▶ _EXERCISE GOAL_
Only the lines between the line holding "Write a web" and the line holding "const zoneEdges = [435, 460];", both of those included, should be copied exactly; drop the pictures.

▶ _RECORDS PROVIDED_

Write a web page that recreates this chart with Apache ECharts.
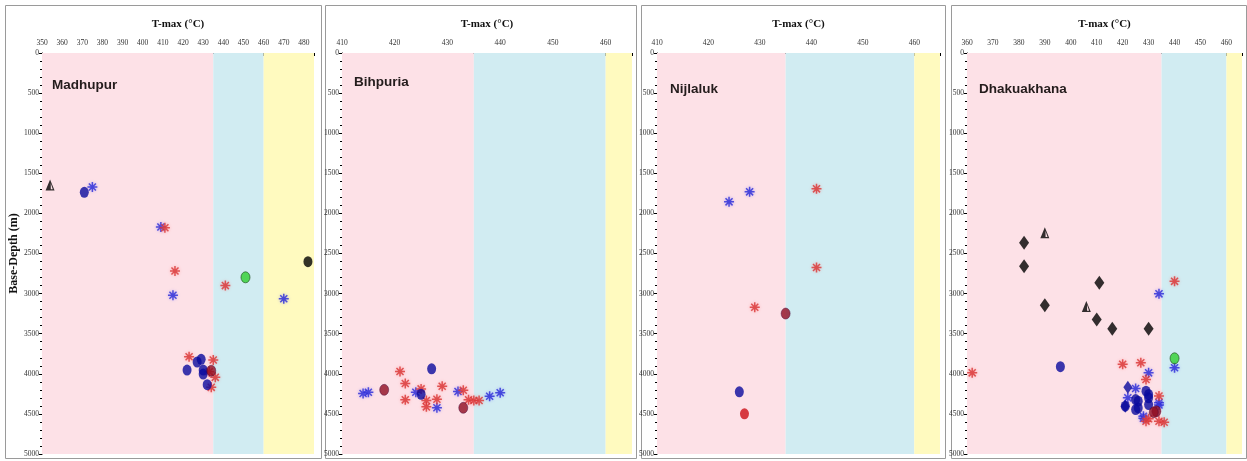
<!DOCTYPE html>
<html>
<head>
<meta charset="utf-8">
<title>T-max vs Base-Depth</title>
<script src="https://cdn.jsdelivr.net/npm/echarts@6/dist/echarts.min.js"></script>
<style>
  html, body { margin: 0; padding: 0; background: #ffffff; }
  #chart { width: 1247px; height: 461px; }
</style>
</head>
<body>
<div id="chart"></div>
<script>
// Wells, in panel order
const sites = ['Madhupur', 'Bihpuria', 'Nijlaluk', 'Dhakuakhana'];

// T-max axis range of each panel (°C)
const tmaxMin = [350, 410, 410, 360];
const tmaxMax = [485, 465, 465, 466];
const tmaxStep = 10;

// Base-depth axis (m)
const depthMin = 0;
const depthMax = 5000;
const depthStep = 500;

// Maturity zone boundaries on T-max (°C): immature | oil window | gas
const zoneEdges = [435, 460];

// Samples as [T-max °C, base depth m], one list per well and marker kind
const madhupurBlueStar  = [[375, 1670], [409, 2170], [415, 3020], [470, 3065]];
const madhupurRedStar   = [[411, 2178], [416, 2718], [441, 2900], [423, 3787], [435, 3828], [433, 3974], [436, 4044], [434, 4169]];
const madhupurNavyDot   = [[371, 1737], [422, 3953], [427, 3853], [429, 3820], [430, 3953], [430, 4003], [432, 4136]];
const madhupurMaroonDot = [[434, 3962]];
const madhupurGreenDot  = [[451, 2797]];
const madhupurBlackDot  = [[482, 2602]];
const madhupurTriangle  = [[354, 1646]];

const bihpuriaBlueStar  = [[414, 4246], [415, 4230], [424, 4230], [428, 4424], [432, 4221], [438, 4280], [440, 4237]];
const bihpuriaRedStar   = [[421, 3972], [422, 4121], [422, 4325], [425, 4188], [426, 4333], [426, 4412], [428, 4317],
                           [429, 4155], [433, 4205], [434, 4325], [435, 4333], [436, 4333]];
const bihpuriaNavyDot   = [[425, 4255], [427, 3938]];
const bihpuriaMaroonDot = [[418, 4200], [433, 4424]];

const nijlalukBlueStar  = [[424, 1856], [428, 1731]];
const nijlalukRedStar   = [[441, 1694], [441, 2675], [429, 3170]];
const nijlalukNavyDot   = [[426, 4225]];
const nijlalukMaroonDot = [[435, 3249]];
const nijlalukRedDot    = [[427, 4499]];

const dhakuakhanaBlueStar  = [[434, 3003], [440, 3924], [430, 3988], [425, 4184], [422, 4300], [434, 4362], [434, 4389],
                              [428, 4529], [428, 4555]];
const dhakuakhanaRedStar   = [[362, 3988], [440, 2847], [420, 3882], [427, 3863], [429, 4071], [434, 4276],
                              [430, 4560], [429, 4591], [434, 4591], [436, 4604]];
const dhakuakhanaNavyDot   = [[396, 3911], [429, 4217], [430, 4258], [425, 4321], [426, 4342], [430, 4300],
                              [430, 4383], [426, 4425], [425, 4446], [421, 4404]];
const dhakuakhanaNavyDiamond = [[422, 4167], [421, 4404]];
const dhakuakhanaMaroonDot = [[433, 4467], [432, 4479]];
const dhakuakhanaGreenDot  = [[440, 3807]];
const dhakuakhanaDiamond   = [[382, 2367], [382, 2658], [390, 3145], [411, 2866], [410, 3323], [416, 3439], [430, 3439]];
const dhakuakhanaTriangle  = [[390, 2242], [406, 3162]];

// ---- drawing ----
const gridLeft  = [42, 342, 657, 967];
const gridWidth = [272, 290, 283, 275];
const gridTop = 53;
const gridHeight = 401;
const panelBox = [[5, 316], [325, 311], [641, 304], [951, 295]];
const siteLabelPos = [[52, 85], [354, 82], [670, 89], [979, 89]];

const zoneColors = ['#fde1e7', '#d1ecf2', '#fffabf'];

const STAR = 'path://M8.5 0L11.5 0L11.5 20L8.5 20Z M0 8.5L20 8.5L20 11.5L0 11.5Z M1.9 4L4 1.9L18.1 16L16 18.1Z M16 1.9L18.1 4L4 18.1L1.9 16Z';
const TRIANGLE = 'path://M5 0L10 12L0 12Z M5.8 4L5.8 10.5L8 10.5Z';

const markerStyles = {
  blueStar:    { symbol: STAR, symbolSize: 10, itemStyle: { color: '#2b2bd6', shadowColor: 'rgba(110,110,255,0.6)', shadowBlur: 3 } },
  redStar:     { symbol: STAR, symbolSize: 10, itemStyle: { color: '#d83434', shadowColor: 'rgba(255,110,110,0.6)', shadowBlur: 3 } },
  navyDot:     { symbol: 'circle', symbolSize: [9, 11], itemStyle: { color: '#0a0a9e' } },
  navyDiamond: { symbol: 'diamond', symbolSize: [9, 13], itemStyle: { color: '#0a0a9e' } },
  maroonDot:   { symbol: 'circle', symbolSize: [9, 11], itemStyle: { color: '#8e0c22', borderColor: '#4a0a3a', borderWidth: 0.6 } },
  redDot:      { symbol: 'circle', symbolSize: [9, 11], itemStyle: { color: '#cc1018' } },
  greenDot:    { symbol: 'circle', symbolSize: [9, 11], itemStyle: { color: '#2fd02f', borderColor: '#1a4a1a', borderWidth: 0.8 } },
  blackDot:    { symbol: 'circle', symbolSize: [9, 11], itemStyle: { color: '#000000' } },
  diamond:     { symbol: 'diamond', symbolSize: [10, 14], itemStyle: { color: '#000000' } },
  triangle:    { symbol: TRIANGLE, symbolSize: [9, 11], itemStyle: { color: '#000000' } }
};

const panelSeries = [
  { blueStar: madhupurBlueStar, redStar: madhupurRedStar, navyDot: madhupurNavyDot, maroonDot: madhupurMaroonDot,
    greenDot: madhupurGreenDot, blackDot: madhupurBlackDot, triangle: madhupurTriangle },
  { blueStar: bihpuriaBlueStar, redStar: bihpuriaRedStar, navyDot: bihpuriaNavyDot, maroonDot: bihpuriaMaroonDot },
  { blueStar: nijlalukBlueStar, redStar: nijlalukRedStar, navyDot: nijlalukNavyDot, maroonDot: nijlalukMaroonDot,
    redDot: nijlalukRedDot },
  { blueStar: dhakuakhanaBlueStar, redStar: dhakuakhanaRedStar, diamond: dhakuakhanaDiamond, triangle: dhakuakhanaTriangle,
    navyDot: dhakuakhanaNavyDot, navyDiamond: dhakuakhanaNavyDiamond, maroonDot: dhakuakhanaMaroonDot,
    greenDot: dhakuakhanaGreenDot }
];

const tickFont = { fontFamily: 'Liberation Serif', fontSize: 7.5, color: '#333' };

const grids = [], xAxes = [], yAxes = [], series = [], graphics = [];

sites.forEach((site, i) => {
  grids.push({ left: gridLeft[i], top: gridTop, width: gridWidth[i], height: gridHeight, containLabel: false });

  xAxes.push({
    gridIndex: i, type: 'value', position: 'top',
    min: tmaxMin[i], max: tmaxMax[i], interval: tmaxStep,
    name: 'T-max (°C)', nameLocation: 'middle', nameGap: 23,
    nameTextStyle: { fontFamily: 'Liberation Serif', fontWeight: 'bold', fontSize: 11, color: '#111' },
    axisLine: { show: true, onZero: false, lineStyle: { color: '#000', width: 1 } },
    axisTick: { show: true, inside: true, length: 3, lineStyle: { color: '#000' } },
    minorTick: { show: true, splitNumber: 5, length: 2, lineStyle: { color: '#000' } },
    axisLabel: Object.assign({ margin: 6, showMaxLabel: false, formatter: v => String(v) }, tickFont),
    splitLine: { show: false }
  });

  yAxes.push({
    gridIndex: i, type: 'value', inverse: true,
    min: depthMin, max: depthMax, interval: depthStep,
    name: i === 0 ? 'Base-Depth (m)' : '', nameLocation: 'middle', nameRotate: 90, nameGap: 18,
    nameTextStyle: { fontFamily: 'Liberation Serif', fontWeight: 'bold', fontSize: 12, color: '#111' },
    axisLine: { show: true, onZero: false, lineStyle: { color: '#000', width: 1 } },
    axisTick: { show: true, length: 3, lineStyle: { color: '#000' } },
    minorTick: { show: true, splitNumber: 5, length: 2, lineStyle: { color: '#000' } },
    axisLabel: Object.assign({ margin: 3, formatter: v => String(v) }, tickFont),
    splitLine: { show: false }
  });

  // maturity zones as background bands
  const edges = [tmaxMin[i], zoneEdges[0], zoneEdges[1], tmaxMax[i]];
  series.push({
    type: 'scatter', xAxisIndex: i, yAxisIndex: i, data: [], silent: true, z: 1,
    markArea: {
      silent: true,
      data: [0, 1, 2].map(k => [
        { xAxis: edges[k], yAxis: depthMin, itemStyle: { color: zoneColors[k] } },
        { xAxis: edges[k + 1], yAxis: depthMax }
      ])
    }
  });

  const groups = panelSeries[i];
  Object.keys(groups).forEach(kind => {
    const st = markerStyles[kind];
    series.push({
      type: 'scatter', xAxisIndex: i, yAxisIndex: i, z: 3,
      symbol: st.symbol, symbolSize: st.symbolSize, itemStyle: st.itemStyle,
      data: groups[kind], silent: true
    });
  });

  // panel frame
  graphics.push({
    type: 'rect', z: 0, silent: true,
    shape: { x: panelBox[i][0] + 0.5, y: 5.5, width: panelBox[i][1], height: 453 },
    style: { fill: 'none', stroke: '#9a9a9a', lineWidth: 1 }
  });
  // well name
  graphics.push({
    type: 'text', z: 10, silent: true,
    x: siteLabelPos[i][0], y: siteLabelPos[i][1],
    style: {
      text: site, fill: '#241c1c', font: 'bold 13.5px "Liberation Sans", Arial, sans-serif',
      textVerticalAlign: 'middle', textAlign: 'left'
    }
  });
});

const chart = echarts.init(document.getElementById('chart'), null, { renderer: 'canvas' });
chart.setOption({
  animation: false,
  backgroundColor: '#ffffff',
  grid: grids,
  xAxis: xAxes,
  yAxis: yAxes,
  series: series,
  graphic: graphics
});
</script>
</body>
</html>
* * *
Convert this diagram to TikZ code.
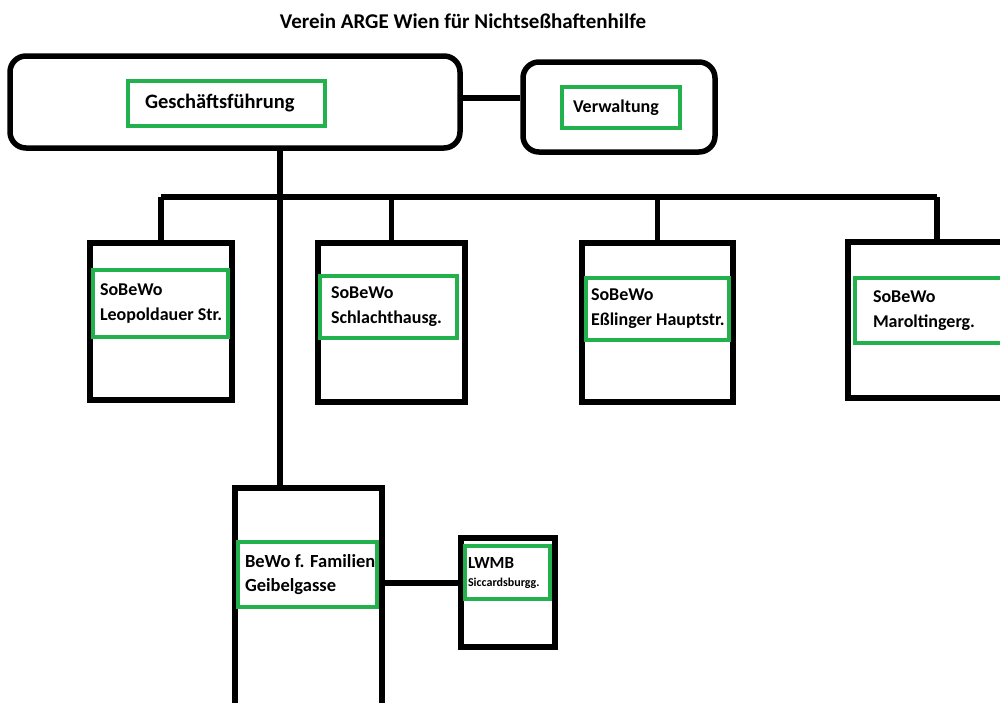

▶ _THE RESULT_
Write a web page that recreates this chart with Apache ECharts.
<!DOCTYPE html>
<html>
<head>
<meta charset="utf-8">
<title>T-max vs Base-Depth</title>
<script src="https://cdn.jsdelivr.net/npm/echarts@6/dist/echarts.min.js"></script>
<style>
  html, body { margin: 0; padding: 0; background: #ffffff; }
  #chart { width: 1247px; height: 461px; }
</style>
</head>
<body>
<div id="chart"></div>
<script>
// Wells, in panel order
const sites = ['Madhupur', 'Bihpuria', 'Nijlaluk', 'Dhakuakhana'];

// T-max axis range of each panel (°C)
const tmaxMin = [350, 410, 410, 360];
const tmaxMax = [485, 465, 465, 466];
const tmaxStep = 10;

// Base-depth axis (m)
const depthMin = 0;
const depthMax = 5000;
const depthStep = 500;

// Maturity zone boundaries on T-max (°C): immature | oil window | gas
const zoneEdges = [435, 460];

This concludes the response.